FINANCIAL ACCOUNTING FOUNDATION TO PROVIDE UP TO $3 MILLION TO IFRS FOUNDATION TO AID COMPLETION OF JOINT IASB PROJECTS


Norwalk, CT, January 28, 2014—The Financial Accounting Foundation (FAF) today announced that it will make a non-recurring contribution of up to $3 million to the International Financial Reporting Standards Foundation (IFRSF) to support the completion of international convergence projects.

The FAF Board of Trustees made the decision in consultation with senior officials of the Securities and Exchange Commission (SEC).

The contribution, to be made in up to three payments of $1 million during 2014, is intended to support the IFRS Foundation´s standard-setting body, the International Accounting Standards Board (IASB), during the period that it is completing work on four joint accounting standards projects underway with the Financial Accounting Standards Board (FASB).

The joint projects involve accounting for revenue recognition, leasing, financial instruments (both classification & measurement and impairment), and insurance.

"Completing these joint projects clearly is in the best interests of FASB stakeholders, including all of those around the world who invest in U.S. capital markets," said FAF Chairman Jeffrey J. Diermeier.

The contribution to the IFRSF will come from the FAF´s reserve fund.

The FAF Trustees made one previous contribution of $500,000 to the IFRSF in 2011. In addition to the cash contribution, the FASB over the past dozen years has dedicated much of its technical staff´s time to the convergence projects.

The FASB and the IASB have been working together to more closely converge U.S. GAAP and IFRS since they jointly signed the so-called Norwalk Agreement in 2002.
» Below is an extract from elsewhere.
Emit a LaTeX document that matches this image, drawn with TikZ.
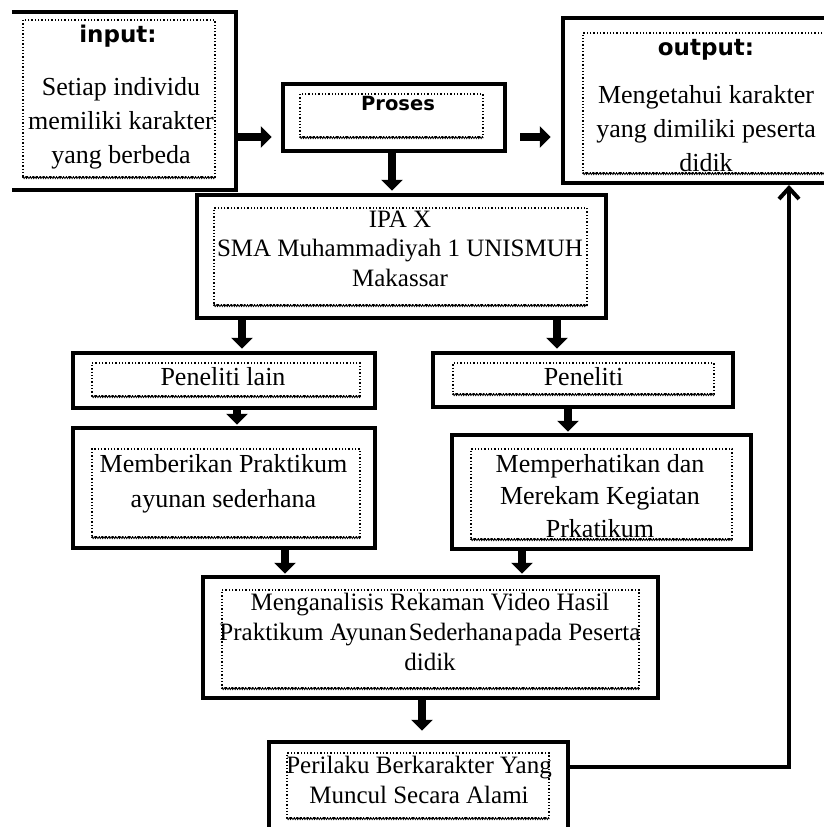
\documentclass[tikz,border=0pt]{standalone}
\usepackage{fontspec}
\setmainfont{Liberation Serif}
\newfontfamily\hdfont{DejaVu Sans Bold}
\usetikzlibrary{arrows.meta,decorations.pathmorphing}
\newcommand{\tb}[1]{\begin{tabular}[t]{@{}c@{}}#1\end{tabular}}
\begin{document}
\begin{tikzpicture}[x=1pt,y=-1pt,
  outer/.style={draw, line width=4.5pt, inner sep=0pt},
  inner/.style={draw, dotted, line width=1.3pt, inner sep=0pt},
  zz/.style={line width=0.8pt, decorate, decoration={zigzag, segment length=2.4pt, amplitude=0.9pt}},
  hd/.style={inner sep=0pt, anchor=base, font=\hdfont\fontsize{23}{26}\selectfont},
  txt/.style={inner sep=0pt, anchor=base},
  blk/.style={line width=8pt, -{Triangle[width=21pt,length=11pt]}},
  ret/.style={line width=4pt, -{Straight Barb[width=20pt,length=11pt]}}]
\useasboundingbox (0,0) rectangle (824,827);
\fill[white] (0,0) rectangle (824,827);
\clip (0,0) rectangle (824,827);

% input
\node[inner sep=0pt, minimum width=224pt, minimum height=178pt] (inp) at (124,101) {};
\draw[line width=4.5pt] (inp.north west) -- (inp.north east) -- (inp.south east) -- (inp.south west);
\node[inner, minimum width=192pt, minimum height=157pt] (inpi) at (119,98.5) {};
\draw[zz] (inpi.south west) -- (inpi.south east);
\node[hd] (inph) at (118,42) {input:};
\node[txt, font=\fontsize{26}{34}\selectfont] (inpt) at (121,95) {\tb{Setiap individu\\memiliki karakter\\yang berbeda}};

% proses
\node[outer, minimum width=222pt, minimum height=67pt] (pro) at (394,117.5) {};
\node[inner, minimum width=183pt, minimum height=43pt] (proi) at (391.5,115.5) {};
\draw[zz] (proi.south west) -- (proi.south east);
\node[hd, font=\hdfont\fontsize{19.5}{22}\selectfont] (proh) at (398,110) {Proses};

% output
\node[outer, minimum width=286pt, minimum height=165pt] (out) at (706,100.5) {};
\node[inner, minimum width=246pt, minimum height=140pt] (outi) at (706,103) {};
\draw[zz] (outi.south west) -- (outi.south east);
\node[hd] (outh) at (706,55) {output:};
\node[txt, font=\fontsize{26}{34}\selectfont] (outt) at (706,103) {\tb{Mengetahui karakter\\yang dimiliki peserta\\didik}};

% IPA
\node[outer, minimum width=409pt, minimum height=123pt] (ipa) at (401.5,256.5) {};
\node[inner, minimum width=373pt, minimum height=97pt] (ipai) at (400.5,256.5) {};
\draw[zz] (ipai.south west) -- (ipai.south east);
\node[txt, font=\fontsize{25}{29.5}\selectfont] (ipat) at (400,227) {\tb{IPA X\\SMA Muhammadiyah 1 UNISMUH\\Makassar}};

% Peneliti lain
\node[outer, minimum width=302pt, minimum height=55pt] (pl) at (224,380.5) {};
\node[inner, minimum width=268pt, minimum height=33pt] (pli) at (226,379.5) {};
\draw[zz] (pli.south west) -- (pli.south east);
\node[txt, font=\fontsize{26}{32}\selectfont] (plt) at (223,385) {Peneliti lain};

% Peneliti
\node[outer, minimum width=300pt, minimum height=54pt] (pen) at (583,380) {};
\node[inner, minimum width=261pt, minimum height=31pt] (peni) at (583.5,378.5) {};
\draw[zz] (peni.south west) -- (peni.south east);
\node[txt, font=\fontsize{26}{32}\selectfont] (pent) at (583.5,385) {Peneliti};

% Memberikan
\node[outer, minimum width=302pt, minimum height=120pt] (mb) at (224,488) {};
\node[inner, minimum width=268pt, minimum height=88pt] (mbi) at (226,493) {};
\draw[zz] (mbi.south west) -- (mbi.south east);
\node[txt, font=\fontsize{26}{35}\selectfont] (mbt) at (223.5,472) {\tb{Memberikan Praktikum\\ayunan sederhana}};

% Memperhatikan
\node[outer, minimum width=299pt, minimum height=114pt] (mp) at (601.5,492) {};
\node[inner, minimum width=261pt, minimum height=90pt] (mpi) at (601.5,494) {};
\draw[zz] (mpi.south west) -- (mpi.south east);
\node[txt, font=\fontsize{26}{32.5}\selectfont] (mpt) at (600,472) {\tb{Memperhatikan dan\\Merekam Kegiatan\\Prkatikum}};

% Analisis
\node[outer, minimum width=455pt, minimum height=121pt] (an) at (430.5,637.5) {};
\node[inner, minimum width=417pt, minimum height=98pt] (ani) at (430.5,639) {};
\draw[zz] (ani.south west) -- (ani.south east);
\node[txt, font=\fontsize{25}{30}\selectfont] (ant) at (430,610) {\tb{Menganalisis Rekaman Video Hasil\\Praktikum Ayunan\hspace{2pt}Sederhana\hspace{2pt}pada Peserta\\didik}};

% Perilaku
\node[outer, minimum width=299pt, minimum height=98pt] (pr) at (418.5,791) {};
\node[inner, minimum width=262pt, minimum height=65pt] (pri) at (418,785.5) {};
\draw[zz] (pri.south west) -- (pri.south east);
\node[txt, font=\fontsize{25}{30}\selectfont] (prt) at (419,773) {\tb{Perilaku Berkarakter Yang\\Muncul Secara Alami}};

% connectors
\draw[blk] ([yshift=-36pt]inp.east) -- ([xshift=-9pt,yshift=-19.5pt]pro.west);
\draw[blk] ([xshift=13pt,yshift=-19.5pt]pro.east) -- ([xshift=-10pt,yshift=-36.5pt]out.west);
\draw[blk] ([xshift=-2pt]pro.south) -- ([xshift=-9.5pt,yshift=2pt]ipa.north);
\draw[blk] ([xshift=18pt]pl.north |- ipa.south) -- ([xshift=18pt,yshift=2pt]pl.north);
\draw[blk] ([xshift=-26pt]pen.north |- ipa.south) -- ([xshift=-26pt,yshift=2pt]pen.north);
\draw[blk] ([xshift=13pt]pl.south) -- ([xshift=13pt,yshift=1pt]mb.north);
\draw[blk] ([xshift=-15pt]pen.south) -- ([xshift=-33.5pt,yshift=1pt]mp.north);
\draw[blk] ([xshift=61pt]mb.south) -- ([xshift=-145.5pt,yshift=1pt]an.north);
\draw[blk] ([xshift=-79.5pt]mp.south) -- ([xshift=91.5pt,yshift=1pt]an.north);
\draw[blk] ([xshift=-8.5pt]an.south) -- ([xshift=3.5pt,yshift=9pt]pr.north);
\coordinate (rete) at (789,185);
\draw[ret] ([yshift=-27pt]pr.north east) -| (rete);
\end{tikzpicture}
\end{document}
About the Financial Accounting Foundation

The FAF is responsible for the oversight, administration, and finances of both the Financial Accounting Standards Board (FASB) and its counterpart for state and local government, the Governmental Accounting Standards Board (GASB). The Foundation is also responsible for selecting the members of both Boards and their respective Advisory Councils.